Without any words...
E. Monsanto | 02/16/2008
(5 out of 5 stars)
"Just like their music, this dvd can't be described with words because words will put a preconceived idea for the emotions and feelings that music can represent in a very subjective way. You just have to watch it, experience it...It's just amazing to see how music can touch people in such a way (look for all the audiences cameos), and be completely instrumental. If you know mono already, you know what I'm talking about and probably you know what to expect from this dvd. If you don't know them and consider yourselves fond of post-rock emotive greatness, this is a very good place to begin your journey."
Until the better film arrives, a fan filming
G. Mosley | Georgia United States | 04/22/2010
(3 out of 5 stars)
"MONO is still in the "cult" and "avant garde" bin, if record stores exist anymore, and so it is not shocking that a "The Last Waltz" style film portrait hasn't been created. This DVD seems to have been created with high end amateur grade video equipment, as it is all hand held on the performances, and there is precious little editing. It would seem, from the filming, that there were no second cameras involved or alternate performances to edit to and from, and so everything is not only one-shot-live, but one view.
I never thought that a concert film could make me wish for a bolted down camera, but this one has. I forgive, gladly, the videographer's enthusiasm. I share it. However, the videographer had a crouch (except during one track from "One More Step and You Die," when he or she seemed to want to literalize the album's title by wandering through the band during a crescendo) on the side of the stage, and the sound seems to come from the stage. Why is that bad? Well, the sound on stage consists of monitors. Why is that bad? The bass guitar is fed "d.i." (direct impedance) into the house mains. That means that the bass is hardly audible out of the monitor speakers, and the vocalist, if there is one, is at "10," followed by the guitars. Watching the DVD, the viewer sees the audience members fired across the room by the bass and drums, but he or she hears the guitars.

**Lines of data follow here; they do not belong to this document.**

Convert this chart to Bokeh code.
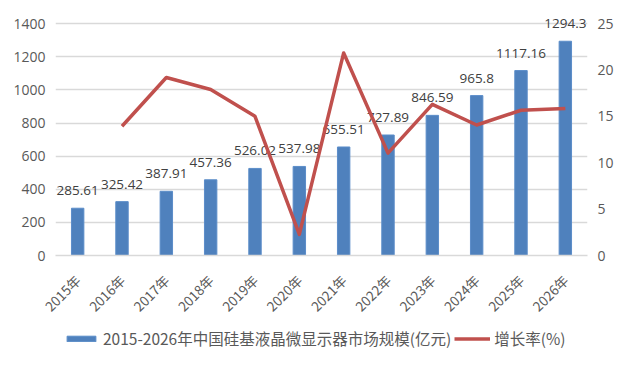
from bokeh.plotting import figure
from bokeh.models import (Range1d, LinearAxis, FixedTicker, Legend, LegendItem,
                          ColumnDataSource, FactorRange)
from bokeh.layouts import column
from bokeh.core.properties import value
from bokeh.embed import file_html
from bokeh.resources import INLINE
import math

years = ["2015年", "2016年", "2017年", "2018年", "2019年", "2020年",
         "2021年", "2022年", "2023年", "2024年", "2025年", "2026年"]
market = [285.61, 325.42, 387.91, 457.36, 526.02, 537.98,
          655.51, 727.89, 846.59, 965.8, 1117.16, 1294.3]
market_labels = ["285.61", "325.42", "387.91", "457.36", "526.02", "537.98",
                 "655.51", "727.89", "846.59", "965.8", "1117.16", "1294.3"]
growth_years = years[1:]
growth = [13.94, 19.20, 17.90, 15.01, 2.27, 21.85, 11.04, 16.31, 14.08, 15.67, 15.86]
left_ticks = [0, 200, 400, 600, 800, 1000, 1200, 1400]
right_ticks = [0, 5, 10, 15, 20, 25]

bar_name = "2015-2026年中国硅基液晶微显示器市场规模(亿元)"
line_name = "增长率(%)"

NUM_FONT = "Open Sans"
CJK_FONT = "Noto Sans CJK SC"
TICK_COLOR = "#595959"
GRID = "#D9D9D9"
BLUE = "#4F81BD"
RED = "#C0504D"

# headroom above the top gridline so the top data label is not clipped
Y_TOP = 1480
R_TOP = 25 * Y_TOP / 1400

p = figure(width=617, height=326, output_backend="svg", toolbar_location=None,
           x_range=FactorRange(factors=years), y_range=Range1d(0, Y_TOP),
           min_border_left=55, min_border_right=30, min_border_top=10,
           min_border_bottom=71)
p.outline_line_color = None
p.background_fill_color = "white"
p.border_fill_color = "white"

p.extra_y_ranges = {"rate": Range1d(0, R_TOP)}

src = ColumnDataSource(dict(x=years, y=market, lab=market_labels))
bars = p.vbar(x="x", top="y", width=0.28, source=src, fill_color=BLUE,
              line_color="#5B8DC9", line_width=1)

p.text(x="x", y="y", text="lab", source=src, text_align="center",
       text_baseline="middle", y_offset=-17.5, text_font=value(NUM_FONT),
       text_font_size="13.5px", text_color="#404040")

lsrc = ColumnDataSource(dict(x=growth_years, y=growth))
line = p.line(x="x", y="y", source=lsrc, y_range_name="rate", line_color=RED,
              line_width=3.5, line_join="round")

# left axis
ax = p.yaxis[0]
ax.ticker = FixedTicker(ticks=left_ticks)
ax.axis_line_color = None
ax.major_tick_line_color = None
ax.minor_tick_line_color = None
ax.major_tick_in = 0
ax.major_tick_out = 0
ax.major_label_standoff = 10
ax.major_label_text_font = NUM_FONT
ax.major_label_text_font_size = "14px"
ax.major_label_text_color = TICK_COLOR

# right axis
rax = LinearAxis(y_range_name="rate", ticker=FixedTicker(ticks=right_ticks))
rax.axis_line_color = None
rax.major_tick_line_color = None
rax.minor_tick_line_color = None
rax.major_tick_in = 0
rax.major_tick_out = 0
rax.major_label_standoff = 10
rax.major_label_text_font = NUM_FONT
rax.major_label_text_font_size = "14px"
rax.major_label_text_color = TICK_COLOR
p.add_layout(rax, "right")

# x axis
xa = p.xaxis[0]
xa.axis_line_color = GRID
xa.axis_line_width = 1.5
xa.major_tick_line_color = None
xa.major_tick_in = 0
xa.major_tick_out = 0
xa.major_label_orientation = math.pi / 4
xa.major_label_standoff = 22
xa.major_label_text_font = CJK_FONT
xa.major_label_text_font_size = "13.5px"
xa.major_label_text_color = TICK_COLOR

p.xgrid.grid_line_color = None
p.ygrid.grid_line_color = GRID
p.ygrid.grid_line_width = 1.5

# legend strip below the chart (same styles as the chart's series)
lg = figure(width=617, height=37, output_backend="svg", toolbar_location=None,
            x_range=Range1d(0, 1), y_range=Range1d(1, 2),
            x_axis_location=None, y_axis_location=None,
            min_border_left=0, min_border_right=0, min_border_top=0,
            min_border_bottom=0)
lg.outline_line_color = None
lg.xgrid.grid_line_color = None
lg.ygrid.grid_line_color = None
lg.border_fill_color = "white"
# swatch renderers: zero-size, outside the visible range (only used for the legend)
lbar = lg.vbar(x=[0.5], top=[0], bottom=[0], width=0, fill_color=BLUE,
               line_color="#5B8DC9", line_width=1)
lline = lg.line(x=[0.5, 0.5], y=[-5, -5], line_color=RED, line_width=3.5)

legend = Legend(items=[LegendItem(label=bar_name, renderers=[lbar]),
                       LegendItem(label=line_name, renderers=[lline])],
                location=(8, 14), orientation="horizontal",
                glyph_width=36, glyph_height=7, label_standoff=4, spacing=3,
                padding=0, margin=0, border_line_color=None,
                background_fill_alpha=0, label_height=18,
                label_text_font=CJK_FONT, label_text_font_size="15.5px",
                label_text_color=TICK_COLOR)
lg.add_layout(legend, "center")

layout = column(p, lg, spacing=0)
open("out.html", "w").write(file_html(layout, INLINE))
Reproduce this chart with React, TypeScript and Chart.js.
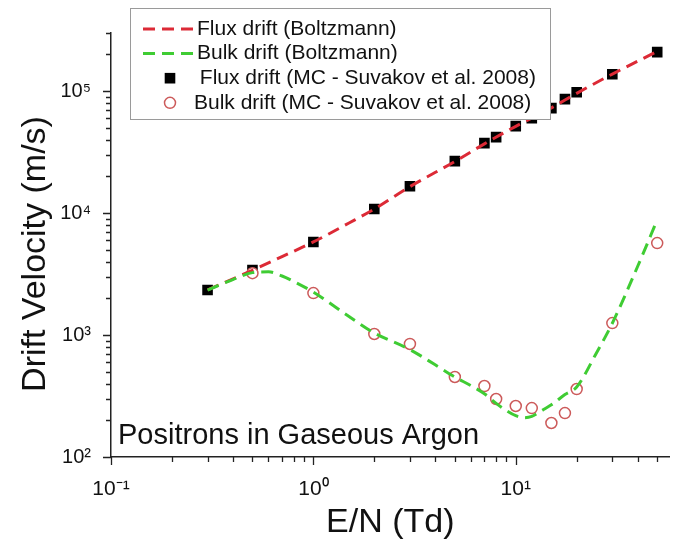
import React, { useEffect, useRef } from 'react';
import { Chart, registerables } from 'chart.js';

Chart.register(...registerables);

const FONT = '"Liberation Sans", Arial, Helvetica, sans-serif';

// ---- axes ----
const X_MIN = 0.1;
const X_MAX = 57.5;
const Y_MIN = 100;
const Y_MAX = 300000;
const X_MAJOR_TICKS = [0.1, 1, 10];
const X_TICK_LABELS = ['10⁻¹', '10⁰', '10¹'];
const Y_MAJOR_TICKS = [1e2, 1e3, 1e4, 1e5];
const Y_TICK_LABELS = ['10²', '10³', '10⁴', '10⁵'];
const X_TITLE = 'E/N (Td)';
const Y_TITLE = 'Drift Velocity (m/s)';
const NOTE = 'Positrons in Gaseous Argon';

// ---- data ----
// Monte Carlo (Suvakov et al. 2008)
const E_N_FLUX_MC = [0.3, 0.5, 1, 2, 3, 5, 7, 8, 10, 12, 15, 17.5, 20, 30, 50];
const FLUX_MC = [2340, 3410, 5790, 10800, 16600, 26700, 37500, 42000, 51700, 60100, 72600, 86000, 98100, 137800, 208900];
const E_N_BULK_MC = [0.5, 1, 2, 3, 5, 7, 8, 10, 12, 15, 17.5, 20, 30, 50];
const BULK_MC = [3220, 2210, 1020, 845, 453, 382, 299, 262, 252, 190, 229, 361, 1254, 5680];

// Boltzmann curves
const E_N_FLUX_BOLTZ = [0.3, 0.5, 0.7, 1, 1.5, 2, 3, 5, 7, 10, 15, 20, 30, 50];
const FLUX_BOLTZ = [2350, 3400, 4400, 5800, 8300, 10800, 16500, 26500, 37000, 51500, 73000, 96000, 138000, 212000];
const E_N_BULK_BOLTZ = [0.3, 0.4, 0.5, 0.6, 0.7, 0.8, 1, 1.5, 2, 3, 4, 5, 6, 7, 8, 9, 10, 11, 12, 13, 14, 15, 17.5, 20, 25, 30, 40, 50];
const BULK_BOLTZ = [2340, 2850, 3250, 3300, 3050, 2750, 2250, 1420, 1040, 760, 570, 453, 385, 330, 275, 240, 218, 210, 215, 232, 250, 268, 325, 375, 710, 1250, 3650, 8800];

const SERIES_LABELS = [
  'Flux drift (Boltzmann)',
  'Bulk drift (Boltzmann)',
  ' Flux drift (MC - Suvakov et al. 2008)',
  'Bulk drift (MC - Suvakov et al. 2008)',
];

const RED = '#dc2a36';
const GREEN = '#3fcc33';
const CIRCLE = '#cc5a5a';

const pts = (xs: number[], ys: number[]) => xs.map((x, i) => ({ x, y: ys[i] }));

function logTicks(min: number, max: number) {
  const out: { value: number; major: boolean }[] = [];
  const e0 = Math.floor(Math.log10(min));
  const e1 = Math.ceil(Math.log10(max));
  for (let e = e0; e <= e1; e++) {
    for (let m = 1; m <= 9; m++) {
      const v = parseFloat((m * Math.pow(10, e)).toPrecision(6));
      if (v >= min * 0.999 && v <= max * 1.001) out.push({ value: v, major: m === 1 });
    }
  }
  return out;
}

function labelFor(majors: number[], labels: string[]) {
  return (value: any) => {
    const v = Number(value);
    const i = majors.findIndex((m) => Math.abs(m - v) / m < 1e-6);
    return i >= 0 ? labels[i] : '';
  };
}

const decorPlugin = {
  id: 'decor',
  afterDraw(chart: any) {
    const ctx = chart.ctx;
    const xs = chart.scales.x;
    const ys = chart.scales.y;
    ctx.save();
    // tick marks
    ctx.strokeStyle = '#222';
    ctx.lineWidth = 1.3;
    ctx.setLineDash([]);
    ctx.beginPath();
    xs.ticks.forEach((t: any) => {
      const px = Math.round(xs.getPixelForValue(t.value)) + 0.5;
      const len = t.major ? 8 : 5;
      ctx.moveTo(px, xs.top);
      ctx.lineTo(px, xs.top + len);
    });
    ys.ticks.forEach((t: any) => {
      const py = Math.round(ys.getPixelForValue(t.value)) + 0.5;
      const len = t.major ? 8 : 5;
      ctx.moveTo(ys.right, py);
      ctx.lineTo(ys.right - len, py);
    });
    ctx.stroke();

    // axis titles
    ctx.fillStyle = '#111';
    ctx.font = `34px ${FONT}`;
    ctx.textAlign = 'center';
    ctx.textBaseline = 'alphabetic';
    ctx.fillText(X_TITLE, (chart.chartArea.left + chart.chartArea.right) / 2, 532);
    ctx.save();
    ctx.translate(45, 254);
    ctx.rotate(-Math.PI / 2);
    ctx.fillText(Y_TITLE, 0, 0);
    ctx.restore();

    // annotation
    ctx.font = `29px ${FONT}`;
    ctx.textAlign = 'left';
    ctx.fillText(NOTE, chart.chartArea.left + 7, 444);

    // legend
    const L = { left: 130, top: 8, width: 420, height: 111, firstRow: 21, gap: 24.6 };
    ctx.fillStyle = '#fff';
    ctx.fillRect(L.left, L.top, L.width, L.height);
    ctx.strokeStyle = '#9a9a9a';
    ctx.lineWidth = 1;
    ctx.strokeRect(L.left + 0.5, L.top + 0.5, L.width, L.height);
    ctx.font = `21px ${FONT}`;
    ctx.textBaseline = 'middle';
    chart.data.datasets.forEach((d: any, i: number) => {
      const cy = L.top + L.firstRow + i * L.gap;
      let tx = 194;
      if (d.showLine) {
        ctx.save();
        ctx.strokeStyle = d.borderColor;
        ctx.lineWidth = d.borderWidth;
        ctx.setLineDash(d.borderDash);
        ctx.beginPath();
        ctx.moveTo(143, cy);
        ctx.lineTo(195, cy);
        ctx.stroke();
        ctx.restore();
        tx = 197;
      } else if (d.pointStyle === 'rect') {
        const s = d.pointRadius * Math.SQRT2;
        ctx.fillStyle = d.backgroundColor;
        ctx.fillRect(170 - s / 2, cy - s / 2, s, s);
      } else {
        ctx.beginPath();
        ctx.arc(170, cy, d.pointRadius, 0, Math.PI * 2);
        ctx.fillStyle = d.backgroundColor;
        ctx.fill();
        ctx.strokeStyle = d.borderColor;
        ctx.lineWidth = d.borderWidth;
        ctx.stroke();
      }
      ctx.fillStyle = '#111';
      ctx.fillText(d.label, tx, cy);
    });
    ctx.restore();
  },
};

export default function App() {
  const ref = useRef<HTMLCanvasElement | null>(null);

  useEffect(() => {
    if (!ref.current) return;
    const chart = new Chart(ref.current, {
      type: 'scatter',
      data: {
        datasets: [
          {
            label: SERIES_LABELS[0],
            data: pts(E_N_FLUX_BOLTZ, FLUX_BOLTZ),
            showLine: true,
            borderColor: RED,
            backgroundColor: RED,
            borderWidth: 3,
            borderDash: [12, 7],
            pointRadius: 0,
            cubicInterpolationMode: 'monotone',
            order: 1,
          } as any,
          {
            label: SERIES_LABELS[1],
            data: pts(E_N_BULK_BOLTZ, BULK_BOLTZ),
            showLine: true,
            borderColor: GREEN,
            backgroundColor: GREEN,
            borderWidth: 3,
            borderDash: [12, 7],
            pointRadius: 0,
            cubicInterpolationMode: 'monotone',
            order: 0,
          },
          {
            label: SERIES_LABELS[2],
            data: pts(E_N_FLUX_MC, FLUX_MC),
            showLine: false,
            pointStyle: 'rect',
            pointRadius: 7.5,
            backgroundColor: '#000',
            borderColor: '#000',
            borderWidth: 0,
            order: 3,
          },
          {
            label: SERIES_LABELS[3],
            data: pts(E_N_BULK_MC, BULK_MC),
            showLine: false,
            pointStyle: 'circle',
            pointRadius: 5.5,
            backgroundColor: '#fff',
            borderColor: CIRCLE,
            borderWidth: 1.5,
            order: 2,
          },
        ],
      },
      options: {
        animation: false,
        responsive: false,
        layout: { padding: { top: 33, right: 0, bottom: 0, left: 0 } },
        plugins: { legend: { display: false }, tooltip: { enabled: false } },
        scales: {
          x: {
            type: 'logarithmic',
            position: 'bottom',
            min: X_MIN,
            max: X_MAX,
            afterBuildTicks: (s: any) => {
              s.ticks = logTicks(X_MIN, X_MAX);
            },
            afterFit: (s: any) => {
              s.height = 83;
            },
            grid: { display: false },
            border: { display: true, color: '#222', width: 1.5 },
            ticks: {
              autoSkip: false,
              maxRotation: 0,
              minRotation: 0,
              padding: 12,
              color: '#111',
              font: { family: FONT, size: 21 },
              callback: labelFor(X_MAJOR_TICKS, X_TICK_LABELS),
            },
          },
          y: {
            type: 'logarithmic',
            position: 'left',
            min: Y_MIN,
            max: Y_MAX,
            afterBuildTicks: (s: any) => {
              s.ticks = logTicks(Y_MIN, Y_MAX);
            },
            afterFit: (s: any) => {
              s.width = 111;
            },
            grid: { display: false },
            border: { display: true, color: '#222', width: 1.5 },
            ticks: {
              autoSkip: false,
              padding: 12,
              color: '#111',
              font: { family: FONT, size: 20 },
              callback: labelFor(Y_MAJOR_TICKS, Y_TICK_LABELS),
            },
          },
        },
      } as any,
      plugins: [decorPlugin],
    });
    return () => chart.destroy();
  }, []);

  return (
    <div style={{ position: 'fixed', left: 0, top: 0, width: 677, height: 540, background: '#fff' }}>
      <canvas ref={ref} width={677} height={540} style={{ display: 'block' }} />
    </div>
  );
}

I forgive all of this. I bless the DVD and am pleased with my purchase. I felt, though, that I was better off listening to my CD collection, as MONO is a disciplined, musically trained group, and so the stage performance is nearly note perfect the same in tempo, and the songs are so intricate that there is little room for bending the structures. Thus, there was little to see except a guitarist's elbow or faces of audience members (I wanted to see MONO, not be on stage), and the sound was biased.
Oh, Temporary Residence, I will keep buying these products, and I will hope that there is soon a designed postcard from the group that lives up to the magisterial sounds they make."